— start Data supplied —

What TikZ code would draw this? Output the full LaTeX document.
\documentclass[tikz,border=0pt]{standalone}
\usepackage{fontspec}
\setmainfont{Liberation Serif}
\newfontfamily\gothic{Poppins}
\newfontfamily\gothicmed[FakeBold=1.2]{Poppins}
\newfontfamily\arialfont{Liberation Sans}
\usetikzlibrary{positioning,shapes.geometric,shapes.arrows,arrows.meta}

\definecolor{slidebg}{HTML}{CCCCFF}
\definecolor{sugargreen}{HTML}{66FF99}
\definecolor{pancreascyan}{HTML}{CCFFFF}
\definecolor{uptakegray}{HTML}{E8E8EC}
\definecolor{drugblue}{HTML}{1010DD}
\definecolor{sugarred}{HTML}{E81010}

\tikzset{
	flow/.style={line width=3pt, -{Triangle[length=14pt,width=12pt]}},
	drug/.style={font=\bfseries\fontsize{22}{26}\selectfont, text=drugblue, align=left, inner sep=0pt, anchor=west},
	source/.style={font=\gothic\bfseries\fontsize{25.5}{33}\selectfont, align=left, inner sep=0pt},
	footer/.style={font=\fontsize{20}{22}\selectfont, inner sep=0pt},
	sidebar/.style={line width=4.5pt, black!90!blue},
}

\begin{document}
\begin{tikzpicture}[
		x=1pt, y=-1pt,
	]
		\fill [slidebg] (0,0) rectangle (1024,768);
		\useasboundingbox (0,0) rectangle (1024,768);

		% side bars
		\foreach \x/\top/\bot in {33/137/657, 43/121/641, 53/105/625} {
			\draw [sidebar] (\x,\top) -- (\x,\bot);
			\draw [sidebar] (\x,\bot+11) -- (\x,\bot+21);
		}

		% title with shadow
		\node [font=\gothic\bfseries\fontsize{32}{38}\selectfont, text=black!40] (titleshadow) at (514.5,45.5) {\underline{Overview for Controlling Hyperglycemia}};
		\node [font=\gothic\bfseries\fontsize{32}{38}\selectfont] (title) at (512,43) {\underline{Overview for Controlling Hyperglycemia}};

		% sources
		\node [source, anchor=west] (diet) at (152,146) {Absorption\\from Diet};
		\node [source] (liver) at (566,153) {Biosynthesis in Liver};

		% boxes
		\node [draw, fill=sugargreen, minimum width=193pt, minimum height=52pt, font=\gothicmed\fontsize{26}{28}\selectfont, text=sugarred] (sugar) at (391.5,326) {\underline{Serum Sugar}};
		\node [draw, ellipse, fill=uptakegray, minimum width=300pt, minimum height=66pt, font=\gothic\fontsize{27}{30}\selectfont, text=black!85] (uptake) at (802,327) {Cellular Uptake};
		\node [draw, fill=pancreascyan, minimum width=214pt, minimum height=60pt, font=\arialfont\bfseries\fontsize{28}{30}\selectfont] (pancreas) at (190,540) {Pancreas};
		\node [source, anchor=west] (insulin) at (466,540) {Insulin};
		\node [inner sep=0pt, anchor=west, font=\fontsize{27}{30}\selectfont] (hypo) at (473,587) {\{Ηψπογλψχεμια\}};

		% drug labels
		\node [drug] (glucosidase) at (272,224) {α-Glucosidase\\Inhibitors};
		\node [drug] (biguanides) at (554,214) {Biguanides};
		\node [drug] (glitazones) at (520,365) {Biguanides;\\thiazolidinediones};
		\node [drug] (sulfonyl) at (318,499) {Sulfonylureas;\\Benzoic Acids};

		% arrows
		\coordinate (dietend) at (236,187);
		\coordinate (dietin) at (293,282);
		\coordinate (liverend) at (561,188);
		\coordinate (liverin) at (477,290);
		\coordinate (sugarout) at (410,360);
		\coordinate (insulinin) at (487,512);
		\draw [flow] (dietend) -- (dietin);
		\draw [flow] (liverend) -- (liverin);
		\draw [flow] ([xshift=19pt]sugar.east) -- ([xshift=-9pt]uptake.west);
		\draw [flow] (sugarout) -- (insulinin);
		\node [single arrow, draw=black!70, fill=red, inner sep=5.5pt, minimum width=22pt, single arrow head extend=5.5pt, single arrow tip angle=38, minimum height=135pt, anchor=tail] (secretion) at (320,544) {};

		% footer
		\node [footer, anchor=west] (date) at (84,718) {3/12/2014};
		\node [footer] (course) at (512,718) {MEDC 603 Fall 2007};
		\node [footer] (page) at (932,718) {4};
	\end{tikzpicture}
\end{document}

— end Data supplied —
— start Data supplied —

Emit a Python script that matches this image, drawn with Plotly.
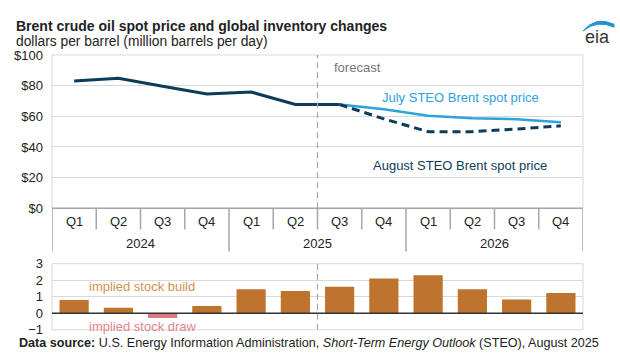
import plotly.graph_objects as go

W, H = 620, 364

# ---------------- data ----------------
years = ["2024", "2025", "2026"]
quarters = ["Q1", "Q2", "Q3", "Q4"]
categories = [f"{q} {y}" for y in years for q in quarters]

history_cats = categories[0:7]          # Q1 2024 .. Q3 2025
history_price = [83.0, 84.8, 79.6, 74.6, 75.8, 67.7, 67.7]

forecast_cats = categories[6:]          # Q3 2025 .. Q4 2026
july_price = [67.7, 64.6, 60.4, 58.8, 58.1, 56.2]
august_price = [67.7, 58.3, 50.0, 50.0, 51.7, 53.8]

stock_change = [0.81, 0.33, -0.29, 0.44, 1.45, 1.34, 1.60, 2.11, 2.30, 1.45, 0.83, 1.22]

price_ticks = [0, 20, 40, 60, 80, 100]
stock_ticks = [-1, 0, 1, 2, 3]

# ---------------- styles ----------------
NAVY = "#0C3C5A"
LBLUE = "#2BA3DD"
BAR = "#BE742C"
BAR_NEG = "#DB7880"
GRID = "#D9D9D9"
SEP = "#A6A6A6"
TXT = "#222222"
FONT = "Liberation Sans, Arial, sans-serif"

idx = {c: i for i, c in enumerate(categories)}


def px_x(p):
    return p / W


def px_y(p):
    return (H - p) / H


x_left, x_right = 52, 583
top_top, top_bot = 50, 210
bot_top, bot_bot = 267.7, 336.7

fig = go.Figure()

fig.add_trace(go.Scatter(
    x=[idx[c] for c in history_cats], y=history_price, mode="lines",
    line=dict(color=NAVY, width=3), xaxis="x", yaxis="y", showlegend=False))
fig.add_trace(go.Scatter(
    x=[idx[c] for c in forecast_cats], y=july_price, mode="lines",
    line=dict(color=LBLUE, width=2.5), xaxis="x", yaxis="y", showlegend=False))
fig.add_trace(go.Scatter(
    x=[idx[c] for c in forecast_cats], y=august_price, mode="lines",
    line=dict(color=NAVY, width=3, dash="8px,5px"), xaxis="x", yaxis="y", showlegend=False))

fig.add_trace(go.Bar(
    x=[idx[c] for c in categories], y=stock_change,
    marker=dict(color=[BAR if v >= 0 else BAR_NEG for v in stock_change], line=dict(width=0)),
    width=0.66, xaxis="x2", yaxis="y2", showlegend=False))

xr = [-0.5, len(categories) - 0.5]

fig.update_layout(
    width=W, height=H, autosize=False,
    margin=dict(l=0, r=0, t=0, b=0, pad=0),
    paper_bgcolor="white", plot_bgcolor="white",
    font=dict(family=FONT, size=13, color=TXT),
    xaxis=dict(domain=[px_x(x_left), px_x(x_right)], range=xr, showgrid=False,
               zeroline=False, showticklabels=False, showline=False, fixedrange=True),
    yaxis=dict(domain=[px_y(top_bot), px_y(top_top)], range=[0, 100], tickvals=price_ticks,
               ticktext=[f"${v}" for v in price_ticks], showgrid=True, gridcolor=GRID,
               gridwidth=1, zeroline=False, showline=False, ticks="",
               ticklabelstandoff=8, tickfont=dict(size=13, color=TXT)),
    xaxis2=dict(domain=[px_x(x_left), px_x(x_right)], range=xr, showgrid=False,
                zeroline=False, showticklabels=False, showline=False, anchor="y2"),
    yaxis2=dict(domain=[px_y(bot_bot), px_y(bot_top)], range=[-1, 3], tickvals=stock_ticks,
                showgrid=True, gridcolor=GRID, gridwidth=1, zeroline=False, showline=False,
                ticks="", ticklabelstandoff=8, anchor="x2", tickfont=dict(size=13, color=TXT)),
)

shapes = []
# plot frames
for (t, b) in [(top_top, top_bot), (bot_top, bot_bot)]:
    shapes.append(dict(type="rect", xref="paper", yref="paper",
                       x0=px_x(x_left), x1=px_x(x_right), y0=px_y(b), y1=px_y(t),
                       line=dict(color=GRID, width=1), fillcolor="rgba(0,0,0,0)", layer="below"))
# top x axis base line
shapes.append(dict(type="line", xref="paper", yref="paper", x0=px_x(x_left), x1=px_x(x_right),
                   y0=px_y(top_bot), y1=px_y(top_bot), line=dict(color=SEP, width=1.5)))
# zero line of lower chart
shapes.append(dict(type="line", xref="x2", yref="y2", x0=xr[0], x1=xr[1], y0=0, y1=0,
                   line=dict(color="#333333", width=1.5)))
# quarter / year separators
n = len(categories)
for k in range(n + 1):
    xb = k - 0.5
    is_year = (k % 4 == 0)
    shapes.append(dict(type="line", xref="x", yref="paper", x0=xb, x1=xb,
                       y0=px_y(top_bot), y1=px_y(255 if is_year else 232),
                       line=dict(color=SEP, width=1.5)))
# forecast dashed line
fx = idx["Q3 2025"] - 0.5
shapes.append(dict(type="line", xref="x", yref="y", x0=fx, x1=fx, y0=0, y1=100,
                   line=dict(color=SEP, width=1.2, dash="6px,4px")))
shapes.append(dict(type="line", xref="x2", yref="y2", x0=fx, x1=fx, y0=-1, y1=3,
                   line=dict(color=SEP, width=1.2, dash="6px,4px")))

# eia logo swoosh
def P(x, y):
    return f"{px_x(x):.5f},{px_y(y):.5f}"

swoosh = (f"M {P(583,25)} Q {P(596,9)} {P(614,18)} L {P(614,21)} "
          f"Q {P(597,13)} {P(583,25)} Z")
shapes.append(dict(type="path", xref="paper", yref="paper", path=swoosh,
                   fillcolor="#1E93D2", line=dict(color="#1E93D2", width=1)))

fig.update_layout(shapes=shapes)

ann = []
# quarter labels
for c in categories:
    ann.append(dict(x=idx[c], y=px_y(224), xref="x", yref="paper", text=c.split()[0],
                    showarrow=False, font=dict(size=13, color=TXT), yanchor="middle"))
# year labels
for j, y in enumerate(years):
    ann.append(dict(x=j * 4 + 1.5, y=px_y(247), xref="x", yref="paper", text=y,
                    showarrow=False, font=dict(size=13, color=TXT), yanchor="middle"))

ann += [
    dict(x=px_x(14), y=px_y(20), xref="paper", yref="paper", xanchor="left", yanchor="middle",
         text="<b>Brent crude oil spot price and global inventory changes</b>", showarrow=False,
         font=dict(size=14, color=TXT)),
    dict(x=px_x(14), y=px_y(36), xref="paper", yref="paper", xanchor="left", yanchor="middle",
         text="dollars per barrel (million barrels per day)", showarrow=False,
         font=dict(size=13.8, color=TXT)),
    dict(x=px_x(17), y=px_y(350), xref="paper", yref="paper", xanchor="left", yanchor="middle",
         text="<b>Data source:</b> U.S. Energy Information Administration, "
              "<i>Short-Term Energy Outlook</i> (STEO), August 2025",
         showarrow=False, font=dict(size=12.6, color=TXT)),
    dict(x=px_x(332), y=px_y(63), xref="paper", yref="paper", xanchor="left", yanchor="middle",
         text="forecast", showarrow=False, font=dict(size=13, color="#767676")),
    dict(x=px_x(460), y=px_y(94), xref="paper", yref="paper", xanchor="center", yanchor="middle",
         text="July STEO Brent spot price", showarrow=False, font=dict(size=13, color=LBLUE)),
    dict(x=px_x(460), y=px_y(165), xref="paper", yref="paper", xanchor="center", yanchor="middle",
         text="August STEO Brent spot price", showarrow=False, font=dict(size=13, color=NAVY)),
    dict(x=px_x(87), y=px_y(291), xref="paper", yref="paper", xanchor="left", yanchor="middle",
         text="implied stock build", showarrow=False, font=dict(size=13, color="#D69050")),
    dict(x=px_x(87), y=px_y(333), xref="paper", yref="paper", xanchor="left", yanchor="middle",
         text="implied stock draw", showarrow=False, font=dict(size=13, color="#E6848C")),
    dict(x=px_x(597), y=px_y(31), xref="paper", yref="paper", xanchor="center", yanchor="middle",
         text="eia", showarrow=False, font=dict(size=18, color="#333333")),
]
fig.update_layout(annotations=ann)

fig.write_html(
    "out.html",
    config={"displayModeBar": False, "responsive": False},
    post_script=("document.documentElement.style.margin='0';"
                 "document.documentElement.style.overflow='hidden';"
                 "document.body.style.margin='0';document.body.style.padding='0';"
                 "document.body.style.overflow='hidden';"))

— end Data supplied —

- **Your goal**
Word for word, retype the lines in the entries above that run from the one with "Emit a Python" through the one with "fig = go.Figure()". Both ends count; pictures do not.

- **Reply to the exercise**
Emit a Python script that matches this image, drawn with Plotly.
import plotly.graph_objects as go

W, H = 620, 364

# ---------------- data ----------------
years = ["2024", "2025", "2026"]
quarters = ["Q1", "Q2", "Q3", "Q4"]
categories = [f"{q} {y}" for y in years for q in quarters]

history_cats = categories[0:7]          # Q1 2024 .. Q3 2025
history_price = [83.0, 84.8, 79.6, 74.6, 75.8, 67.7, 67.7]

forecast_cats = categories[6:]          # Q3 2025 .. Q4 2026
july_price = [67.7, 64.6, 60.4, 58.8, 58.1, 56.2]
august_price = [67.7, 58.3, 50.0, 50.0, 51.7, 53.8]

stock_change = [0.81, 0.33, -0.29, 0.44, 1.45, 1.34, 1.60, 2.11, 2.30, 1.45, 0.83, 1.22]

price_ticks = [0, 20, 40, 60, 80, 100]
stock_ticks = [-1, 0, 1, 2, 3]

# ---------------- styles ----------------
NAVY = "#0C3C5A"
LBLUE = "#2BA3DD"
BAR = "#BE742C"
BAR_NEG = "#DB7880"
GRID = "#D9D9D9"
SEP = "#A6A6A6"
TXT = "#222222"
FONT = "Liberation Sans, Arial, sans-serif"

idx = {c: i for i, c in enumerate(categories)}


def px_x(p):
    return p / W


def px_y(p):
    return (H - p) / H


x_left, x_right = 52, 583
top_top, top_bot = 50, 210
bot_top, bot_bot = 267.7, 336.7

fig = go.Figure()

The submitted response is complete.